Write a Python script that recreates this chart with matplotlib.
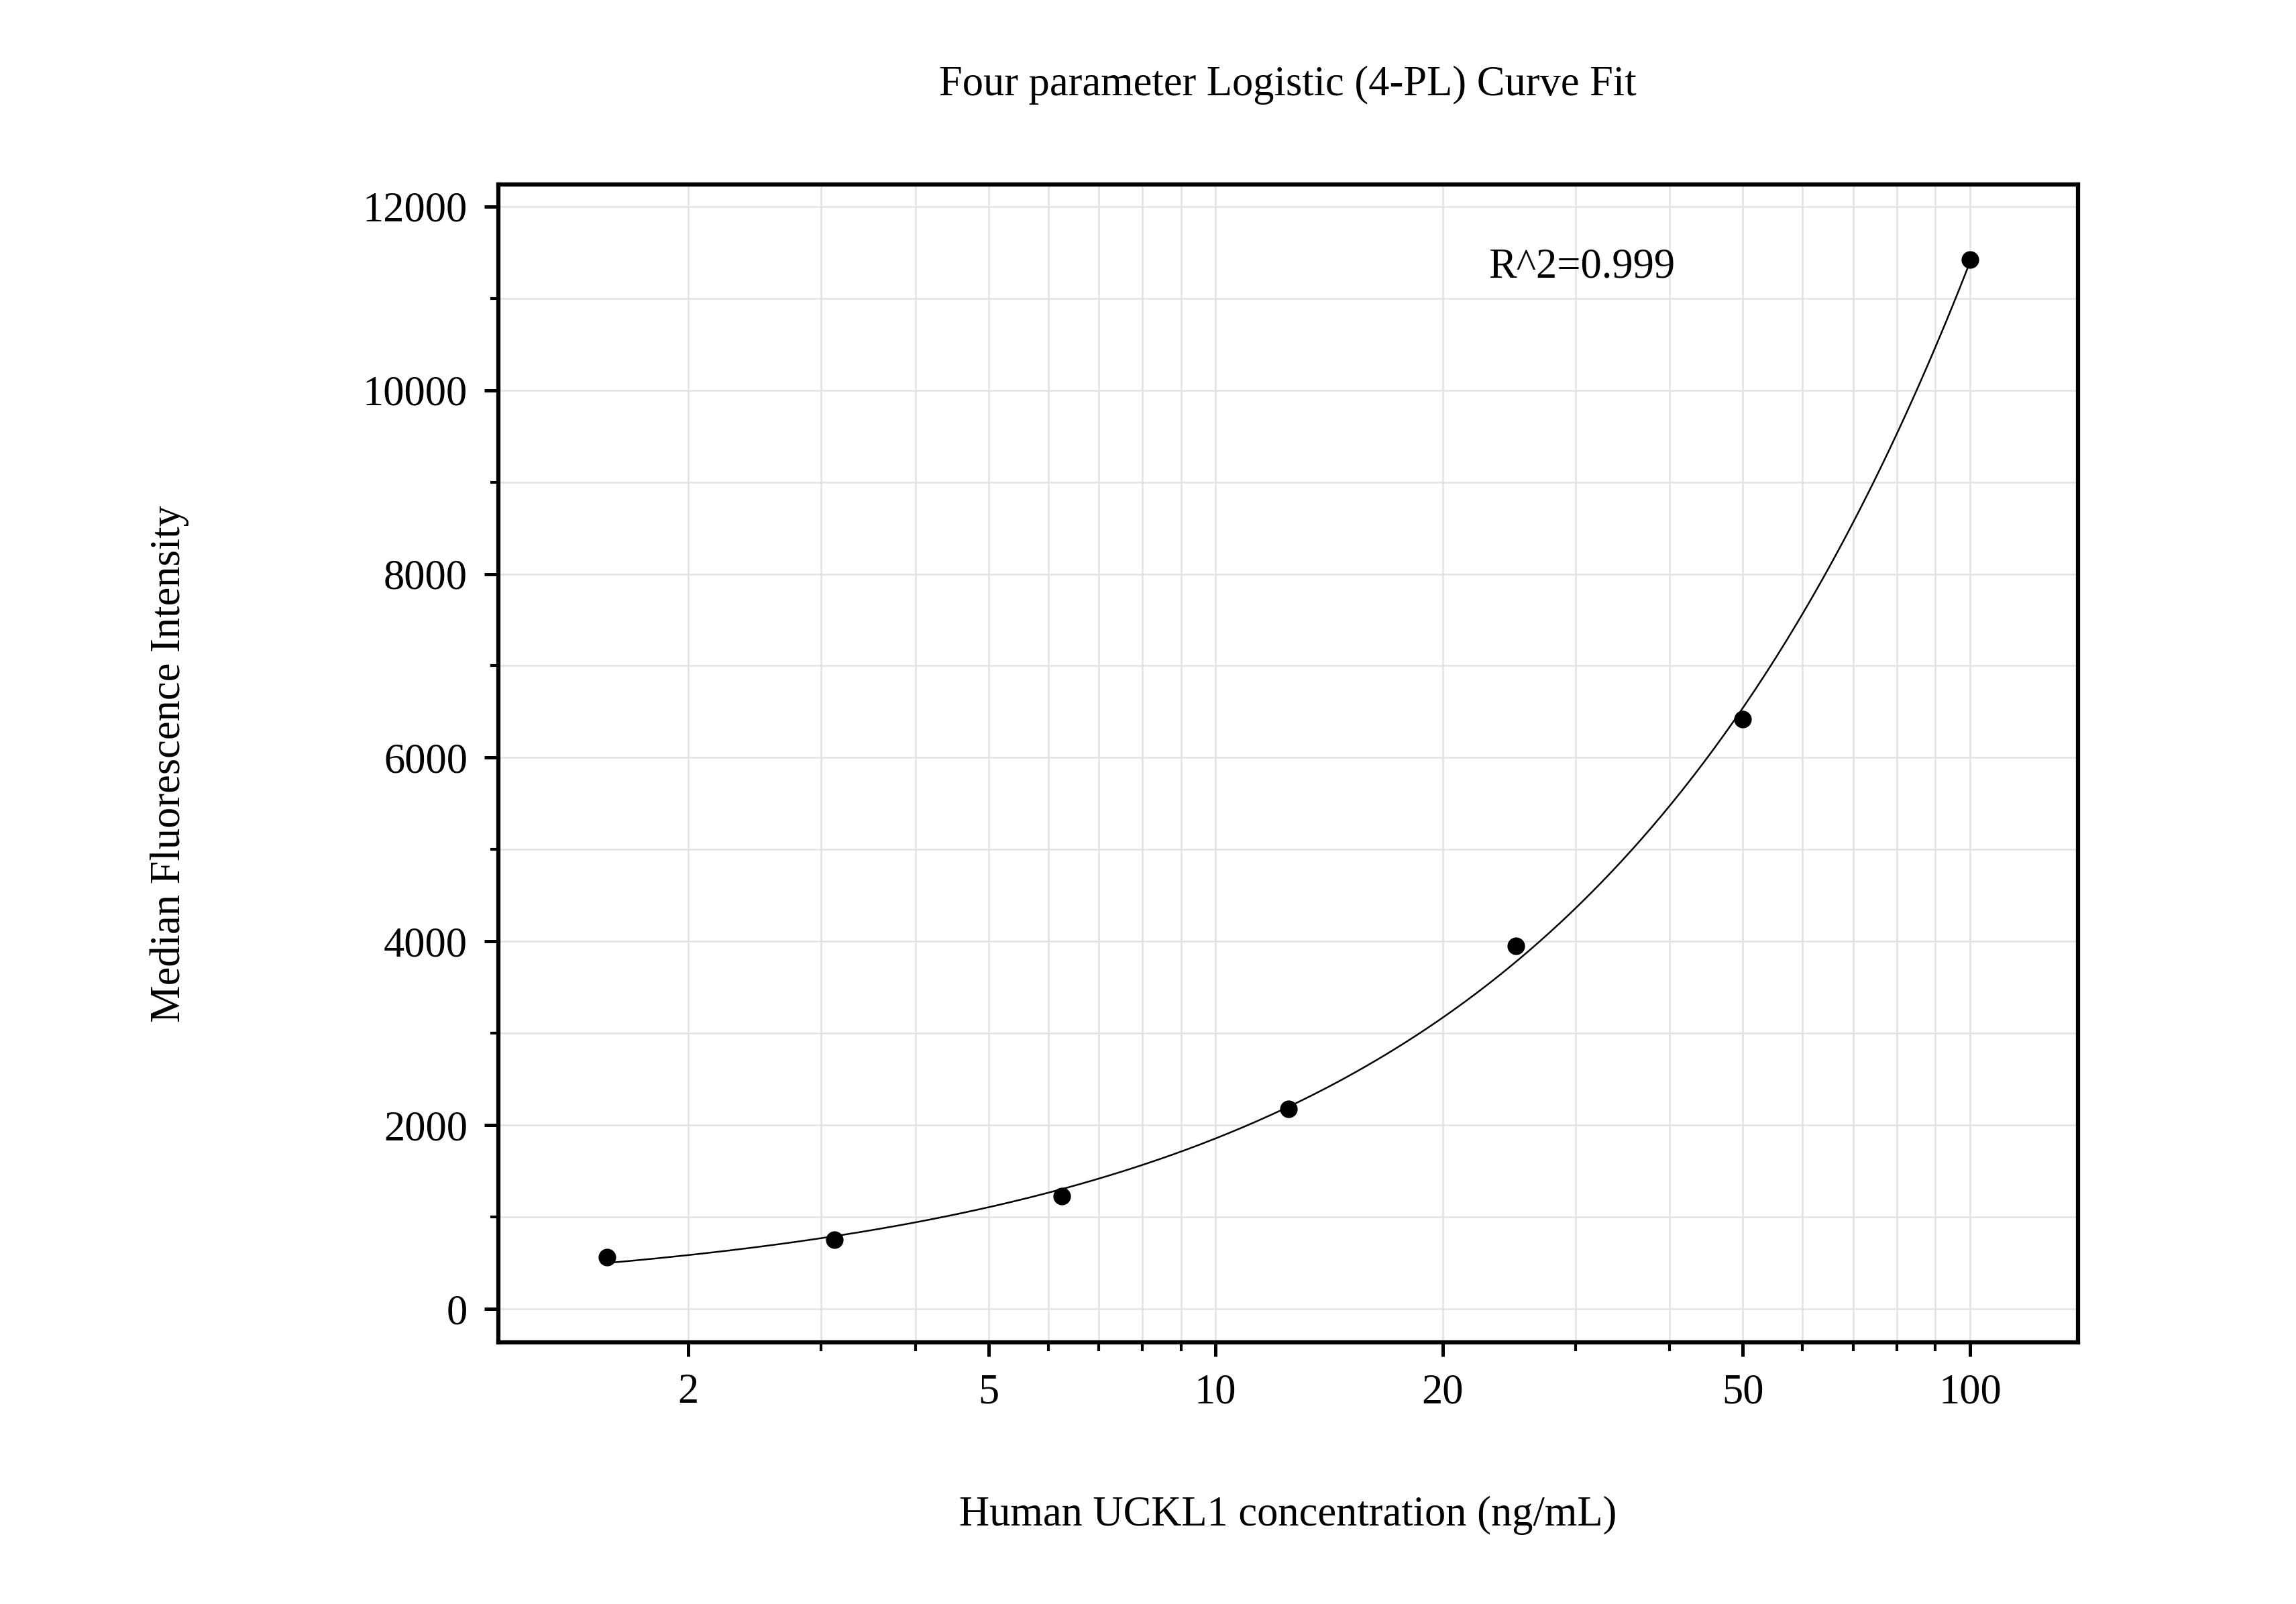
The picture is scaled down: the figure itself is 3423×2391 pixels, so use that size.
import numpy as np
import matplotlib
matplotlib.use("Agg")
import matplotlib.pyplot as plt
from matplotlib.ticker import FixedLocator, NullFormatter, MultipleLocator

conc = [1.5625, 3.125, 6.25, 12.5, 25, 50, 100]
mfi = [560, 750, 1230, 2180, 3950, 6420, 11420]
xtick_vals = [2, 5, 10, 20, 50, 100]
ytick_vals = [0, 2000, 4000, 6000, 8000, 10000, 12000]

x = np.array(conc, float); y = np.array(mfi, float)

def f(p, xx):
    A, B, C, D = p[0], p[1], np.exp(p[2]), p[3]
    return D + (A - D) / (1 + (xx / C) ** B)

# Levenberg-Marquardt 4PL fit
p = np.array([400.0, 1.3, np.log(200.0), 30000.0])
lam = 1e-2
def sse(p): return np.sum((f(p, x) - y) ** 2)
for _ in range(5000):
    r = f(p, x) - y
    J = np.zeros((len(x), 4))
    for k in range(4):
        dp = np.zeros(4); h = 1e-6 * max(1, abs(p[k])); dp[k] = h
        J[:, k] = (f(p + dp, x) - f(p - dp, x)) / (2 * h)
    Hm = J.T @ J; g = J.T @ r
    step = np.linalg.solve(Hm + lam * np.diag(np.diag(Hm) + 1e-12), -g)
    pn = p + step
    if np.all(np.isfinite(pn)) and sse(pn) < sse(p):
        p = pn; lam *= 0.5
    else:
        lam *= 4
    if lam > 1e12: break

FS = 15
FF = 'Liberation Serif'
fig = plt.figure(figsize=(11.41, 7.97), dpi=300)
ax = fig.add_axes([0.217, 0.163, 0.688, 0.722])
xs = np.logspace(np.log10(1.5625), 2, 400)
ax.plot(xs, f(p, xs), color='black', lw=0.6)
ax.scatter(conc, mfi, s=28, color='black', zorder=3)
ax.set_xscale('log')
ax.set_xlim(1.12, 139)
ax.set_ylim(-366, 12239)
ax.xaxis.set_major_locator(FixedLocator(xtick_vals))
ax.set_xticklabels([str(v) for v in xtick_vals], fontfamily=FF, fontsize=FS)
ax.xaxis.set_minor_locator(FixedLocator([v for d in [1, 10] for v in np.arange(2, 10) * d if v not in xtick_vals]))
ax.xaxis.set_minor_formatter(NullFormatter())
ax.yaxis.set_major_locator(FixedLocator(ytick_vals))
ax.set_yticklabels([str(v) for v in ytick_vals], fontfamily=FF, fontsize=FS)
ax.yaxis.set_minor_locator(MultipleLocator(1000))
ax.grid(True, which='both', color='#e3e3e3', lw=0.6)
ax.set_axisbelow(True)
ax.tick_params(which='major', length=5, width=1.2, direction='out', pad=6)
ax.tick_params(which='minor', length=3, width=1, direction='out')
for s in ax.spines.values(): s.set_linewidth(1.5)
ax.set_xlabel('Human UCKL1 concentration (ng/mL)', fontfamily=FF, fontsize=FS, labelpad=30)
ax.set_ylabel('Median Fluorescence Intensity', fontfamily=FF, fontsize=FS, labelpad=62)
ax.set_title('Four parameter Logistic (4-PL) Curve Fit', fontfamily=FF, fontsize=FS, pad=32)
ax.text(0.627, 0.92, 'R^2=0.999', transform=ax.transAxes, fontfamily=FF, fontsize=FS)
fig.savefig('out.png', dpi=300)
---
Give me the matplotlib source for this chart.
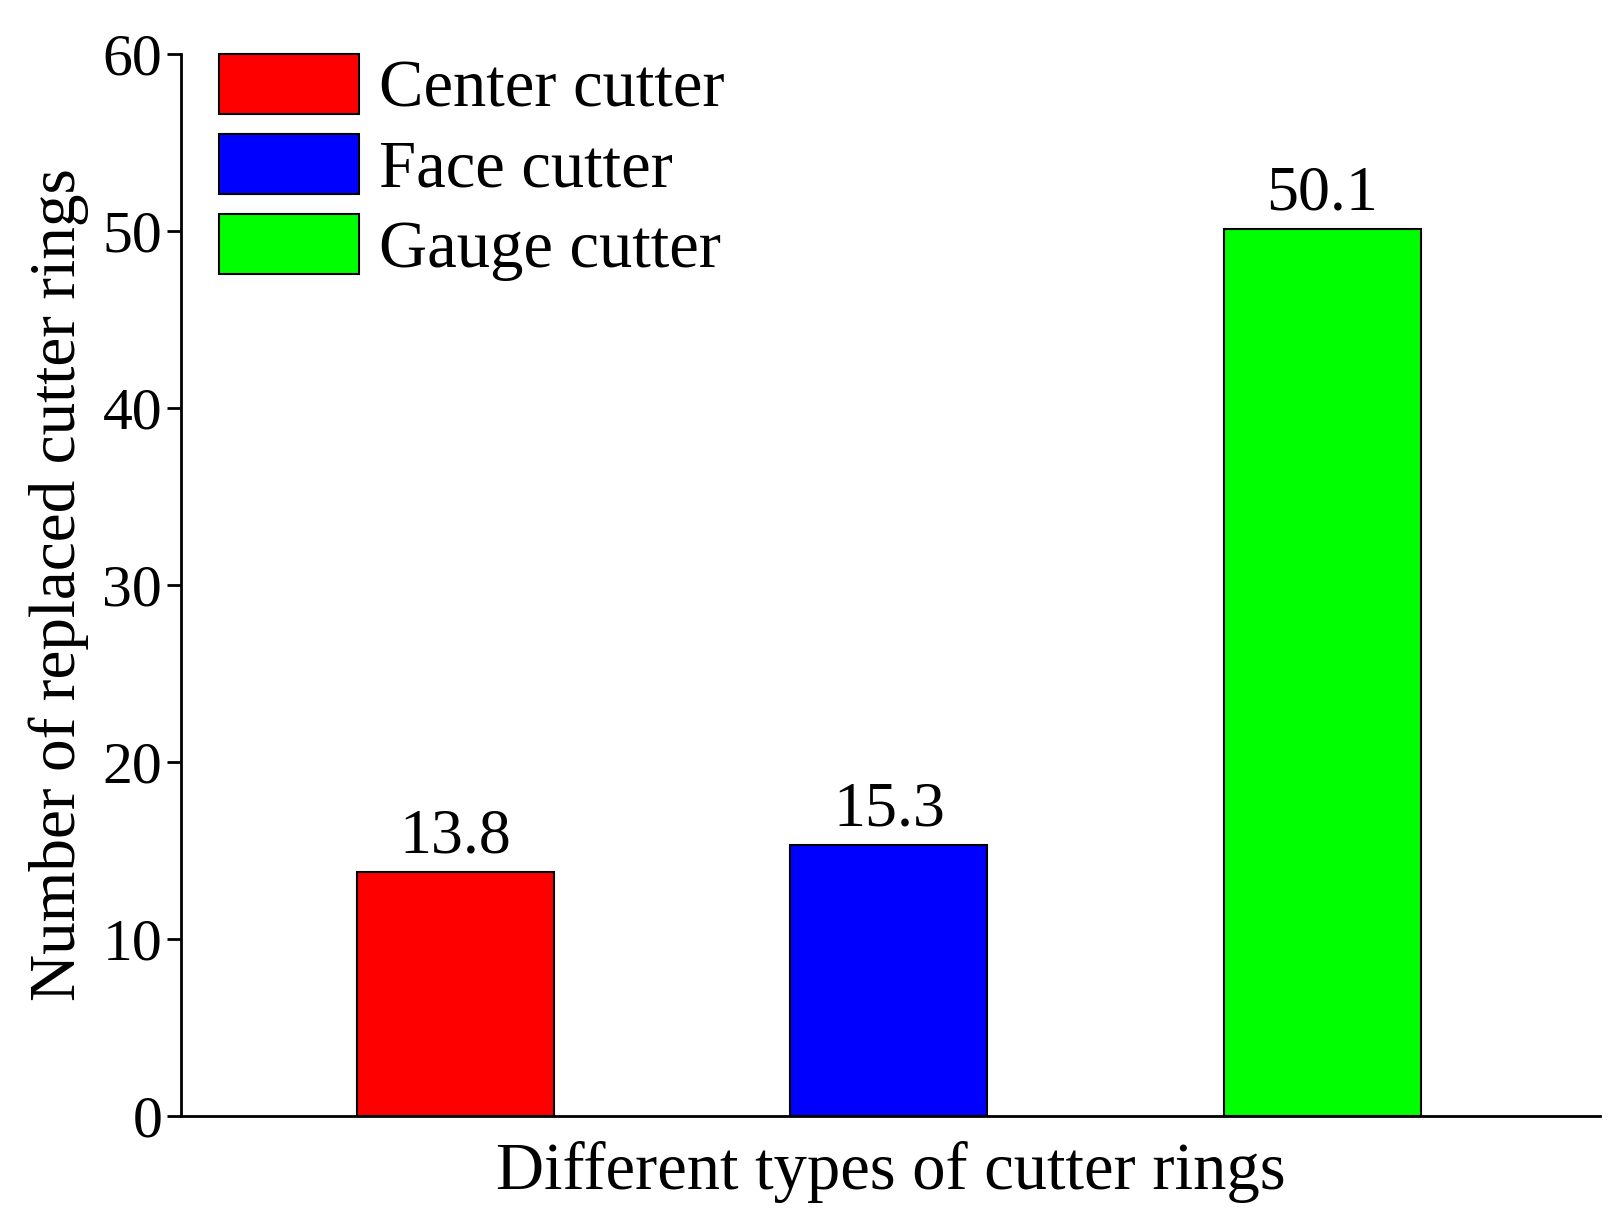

Given task. Among the records above, locate the line containing "Write a Python" and the line containing "ytick_vals = [0, 2000, 4000, 6000, 8000, 10000, 12000]", then transcribe exactly the lines starting at the first and ending at the second, with no pictures.

Response.
Write a Python script that recreates this chart with matplotlib.
The picture is scaled down: the figure itself is 3423×2391 pixels, so use that size.
import numpy as np
import matplotlib
matplotlib.use("Agg")
import matplotlib.pyplot as plt
from matplotlib.ticker import FixedLocator, NullFormatter, MultipleLocator

conc = [1.5625, 3.125, 6.25, 12.5, 25, 50, 100]
mfi = [560, 750, 1230, 2180, 3950, 6420, 11420]
xtick_vals = [2, 5, 10, 20, 50, 100]
ytick_vals = [0, 2000, 4000, 6000, 8000, 10000, 12000]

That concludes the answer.